Town undervalued Maple Tree Place by 145 percent
By Tom Gresham
The Maple Tree Place development sold for approximately 145 percent more than its tax valuation, possibly indicating the town missed out on several hundred thousand dollars in revenue.
Town assessor Bill Hinman expressed astonishment at the $103.3 million purchase price in the sale of Maple Tree Place from Connecticut-based Starwood Ceruzzi to Inland Western Retail Real Estate Trust of Illinois. The purchase was closed on May 20.
“That number is definitely a surprise,” Hinman said. “I’m very surprised it was that high. That’s much higher than I’d anticipated.”
Theresa Knight of the property valuation and review division of the Vermont Department of Taxes said she believed the sale price was the largest for a non-utility commercial property in state history.
The appraisal of the property was updated this spring at $42.2 million. Experts in property valuations said it is too early to tell whether the chasm between the sale price and the town’s appraisal was the result of a major undervaluation or if other factors were involved.
“We are supposed to be showing in our crystal ball that this is what the property would be selling for on April 1 each year,” said Todd LeBlanc, the town assessor in South Burlington. “That’s the goal, but this is by no means an exact science and there are many things that can go into a sale.”
It is difficult to measure the property tax revenues the town might have missed out on if the property was actually undervalued by such a large margin. For instance, the sale price was based on the current Maple Tree Place, while property taxes this year were paid on last year’s appraisal of approximately $36 million, which did not include construction at the site over the past year.
However, a reasonable estimate of the difference in property taxes for the current fiscal year, which concludes July 1, exceeds $700,000.
LeBlanc, Hinman and Knight cited a host of reasons why the sale price would be significantly higher than an accurate appraisal, though Hinman conceded they might not entirely explain such a stark difference.

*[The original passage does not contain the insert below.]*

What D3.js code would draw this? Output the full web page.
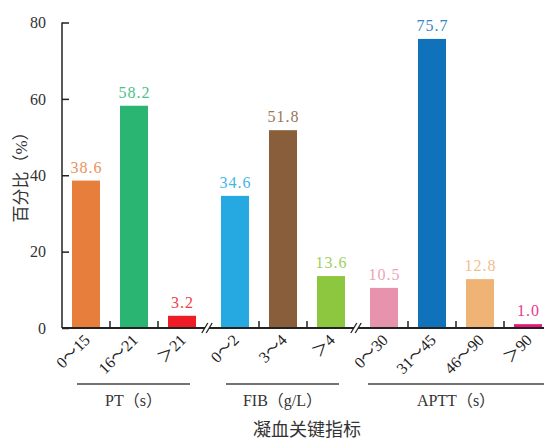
<!DOCTYPE html>
<html>
<head>
<meta charset="utf-8">
<script src="https://cdn.jsdelivr.net/npm/d3@7/dist/d3.min.js"></script>
<style>
  html, body { margin: 0; padding: 0; background: #fff; }
  svg { display: block; }
</style>
</head>
<body>
<svg id="chart" width="544" height="440"></svg>
<script>
// Coagulation index categories, grouped by test
const categories = ["0～15", "16～21", "＞21", "0～2", "3～4", "＞4", "0～30", "31～45", "46～90", "＞90"];
const groupOf    = [0, 0, 0, 1, 1, 1, 2, 2, 2, 2];
const groupNames = ["PT（s）", "FIB（g/L）", "APTT（s）"];
const values     = [38.6, 58.2, 3.2, 34.6, 51.8, 13.6, 10.5, 75.7, 12.8, 1.0];
const colors     = ["#E77E3B", "#2BB573", "#EE1C25", "#25A9E0", "#885E3B",
                    "#8DC63F", "#E893AC", "#1072BA", "#EFB376", "#E5177B"];
const yTicks     = [0, 20, 40, 60, 80];

(function draw() {
  const SERIF = "'Liberation Serif', 'Noto Sans CJK SC', serif";
  const svg = d3.select("#chart");
  const plotLeft = 62, plotRight = 542, plotTop = 22.5, plotBottom = 328;
  const groupGap = 5;
  const axisColor = "#222";

  const x = d3.scaleBand()
    .domain(categories)
    .range([plotLeft, plotRight])
    .paddingInner(20 / 48)
    .paddingOuter(10 / 48);
  const xPos = (c, i) => x(c) + groupOf[i] * groupGap;
  const y = d3.scaleLinear().domain([0, 80]).range([plotBottom, plotTop]);

  // Bars
  svg.append("g").selectAll("rect")
    .data(values)
    .join("rect")
    .attr("x", (d, i) => xPos(categories[i], i))
    .attr("y", d => y(d))
    .attr("width", x.bandwidth())
    .attr("height", d => y(0) - y(d))
    .attr("fill", (d, i) => colors[i]);

  // Value labels above bars, in a slightly lighter tint of the bar colour
  svg.append("g").selectAll("text")
    .data(values)
    .join("text")
    .style("font-family", SERIF)
    .attr("x", (d, i) => xPos(categories[i], i) + x.bandwidth() / 2 + 0.5)
    .attr("y", d => y(d) - 8)
    .attr("text-anchor", "middle")
    .attr("font-size", 16)
    .attr("letter-spacing", 1)
    .attr("fill", (d, i) => d3.interpolateRgb(colors[i], "#fff")(0.15))
    .text(d => d.toFixed(1));

  // Y axis with inward ticks
  const yAxis = d3.axisLeft(y).tickValues(yTicks).tickSize(-7).tickPadding(16);
  const gy = svg.append("g").attr("transform", `translate(${plotLeft},0)`).call(yAxis);
  gy.select(".domain").attr("stroke", axisColor).attr("stroke-width", 1.5).attr("d", `M0,${plotTop}V${plotBottom}`);
  gy.selectAll(".tick line").attr("stroke", axisColor).attr("stroke-width", 1.5);
  gy.attr("font-family", null).attr("font-size", null);
  gy.selectAll(".tick text")
    .style("font-family", SERIF)
    .attr("font-size", 16)
    .attr("fill", "#333");

  // X axis baseline
  svg.append("line")
    .attr("x1", plotLeft).attr("x2", 544)
    .attr("y1", y(0)).attr("y2", y(0))
    .attr("stroke", axisColor).attr("stroke-width", 1.8);

  // Inward separator ticks between neighbouring bars of the same group
  const sepTicks = [];
  const breaks = [];
  for (let i = 0; i < categories.length - 1; i++) {
    const a = xPos(categories[i], i) + x.bandwidth();
    const b = xPos(categories[i + 1], i + 1);
    if (groupOf[i] === groupOf[i + 1]) sepTicks.push((a + b) / 2);
    else breaks.push((a + b) / 2 - 1.5);
  }
  svg.append("g").selectAll("line")
    .data(sepTicks)
    .join("line")
    .attr("x1", d => d).attr("x2", d => d)
    .attr("y1", y(0)).attr("y2", y(0) - 7)
    .attr("stroke", axisColor).attr("stroke-width", 1.5);

  // Axis break marks
  const br = svg.append("g").selectAll("g")
    .data(breaks)
    .join("g")
    .attr("transform", d => `translate(${d},${y(0)})`);
  br.append("rect").attr("x", -2).attr("y", -3).attr("width", 4).attr("height", 6).attr("fill", "#fff");
  br.selectAll("line")
    .data([-2.2, 2.2])
    .join("line")
    .attr("x1", d => d - 3).attr("y1", 5)
    .attr("x2", d => d + 3).attr("y2", -5)
    .attr("stroke", axisColor).attr("stroke-width", 1.3);

  // Rotated category labels
  svg.append("g").selectAll("text")
    .data(categories)
    .join("text")
    .style("font-family", SERIF)
    .attr("font-size", 16)
    .attr("fill", "#222")
    .attr("text-anchor", "end")
    .attr("transform", (d, i) => `translate(${xPos(d, i) + x.bandwidth() / 2 + 5},${y(0) + 13}) rotate(-45)`)
    .text(d => d);

  // Group brackets and names
  const spans = d3.range(groupNames.length).map(g => {
    const idx = d3.range(categories.length).filter(i => groupOf[i] === g);
    const first = idx[0], last = idx[idx.length - 1];
    const x0 = xPos(categories[first], first) - (g === 2 ? 2 : -5);
    const x1 = g === 2 ? 544 : xPos(categories[last], last) + x.bandwidth() - 6;
    return [x0, x1];
  });
  svg.append("g").selectAll("line")
    .data(spans)
    .join("line")
    .attr("x1", d => d[0]).attr("x2", d => d[1])
    .attr("y1", 384).attr("y2", 384)
    .attr("stroke", "#444").attr("stroke-width", 1.5);
  svg.append("g").selectAll("text")
    .data(groupNames)
    .join("text")
    .style("font-family", SERIF)
    .attr("font-size", 16)
    .attr("fill", "#333")
    .attr("text-anchor", "middle")
    .attr("x", (d, g) => (spans[g][0] + spans[g][1]) / 2)
    .attr("y", 406)
    .text(d => d);

  // Axis titles
  svg.append("text")
    .style("font-family", SERIF)
    .attr("font-size", 18)
    .attr("fill", "#333")
    .attr("text-anchor", "middle")
    .attr("x", 307).attr("y", 436)
    .text("凝血关键指标");

  svg.append("text")
    .style("font-family", SERIF)
    .attr("font-size", 17)
    .attr("fill", "#333")
    .attr("text-anchor", "middle")
    .attr("transform", "translate(27,173) rotate(-90)")
    .text("百分比（%）");
})();
</script>
</body>
</html>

Among the possible factors that could lead to an inflated sale price e are the structure of the financing of the purchase and the leasing agreements within the development, LeBlanc said. Hinman said sometimes a sale that involves special contingencies beyond a simple real estate transfer bears little relation to the market price.
Rick Fox, a spokesman for Inland Real Estate, was unaware of the details of the transaction. Fox indicated he would investigate the possibility of contingencies, but he did not respond by the Observer’s deadline.
Hinman said he will begin to work with Inland Western in the next month to investigate the specifics of the purchase agreement. He is confident the deal will indicate the town’s appraisal was not such a small fraction of the property’s true value.
“I know what these properties were worth,” Hinman said. “There is no way that we missed Maple Tree Place by that much.”
Hinman said the sale price for Maple Tree Place will not immediately increase the appraisal for the property.
“That’s a sticky point,” Hinman said. “Eventually, it will, but it probably won’t between now and the next appraisal, because you can’t appraise based on the sale price.”
As a comparison, Hinman said homes in Brennan Woods have been selling for $100,000 more than their appraised value from two years ago, but the town cannot reappraise Brennan Woods because the market in the neighborhood has grown so fast.
“I cannot go out and selectively prosecute somebody and raise their (appraisal) unless I find something substantial that I missed,” Hinman said.
Knight agreed it is difficult to tell what kind of impact the sale would have on the appraisal of Maple Tree Place, but she said it would definitely not affect the property’s value over the next year. She said the grand list values are based on values prior to April 1, so the sale cannot be considered.